De mais certo, Alckmin quis enrolar o público, negando cortes, pois tem em mente a propaganda petista de que um governo tucano "destruiria tudo, cortaria tudo etc.". O que significa "déficit nominal do setor público"? Que os governos municipais, estaduais e o federal gastam mais do que arrecadam, incluindo a despesa com juros (que é de uns 7,9% do PIB). O déficit nominal anda na casa de 3,4% do PIB, uns R$ 69 bilhões. Como zerá-lo?

Primeiro, é preciso convencer Estados e municípios a zerar seu déficit. Ou cortar mais no governo federal, para compensar. A despesa federal, afora juros, foi de 18,2% do PIB em 2005: Do total, 41,5% foram para a Previdência, 26% para servidores (na ativa e aposentados), 20,5% para o funcionamento "real" dos ministérios (saúde, educação etc.). Hipótese: o país cresce uns 4% em 2007; o governo não aumenta salários, nem o mínimo, nem Bolsa Família, nem investe, nem contrata mais.

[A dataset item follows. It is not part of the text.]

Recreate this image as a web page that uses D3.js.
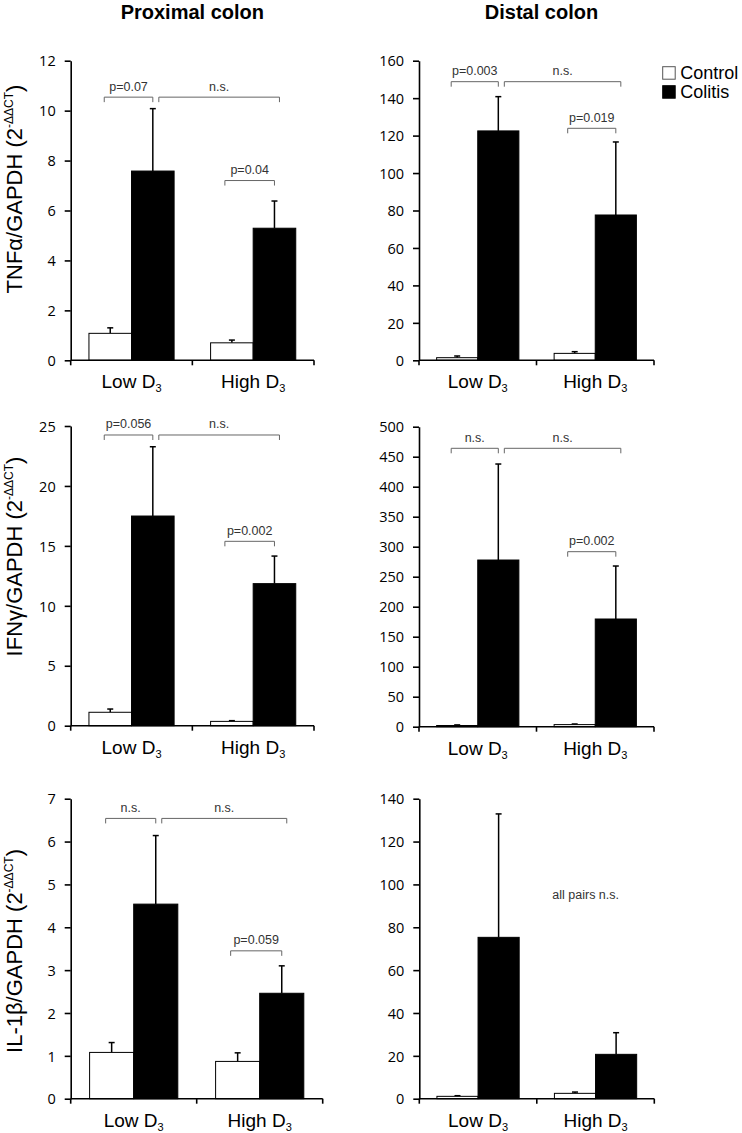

Com esforço, cortaria uns 0,5% do PIB. Com inflação controlada e menos gasto, talvez baixe a despesa com juros em 1% ou 1,5% do PIB. Total: menos de 2% do PIB, isso em um cenário econômico favorável. Outro problema: certas despesas crescem sozinhas, devido a leis sobre benefícios e gastos sociais. No ano seguinte, pois, o ajuste desanda. Por isso tanto se fala em reforma. Mas, além da Previdência, é preciso reformar muito mais, do comércio exterior à política de juros e inflação, da lei do trabalho às agências reguladoras. De outro modo, a conta vai cair só na cabeça do povinho.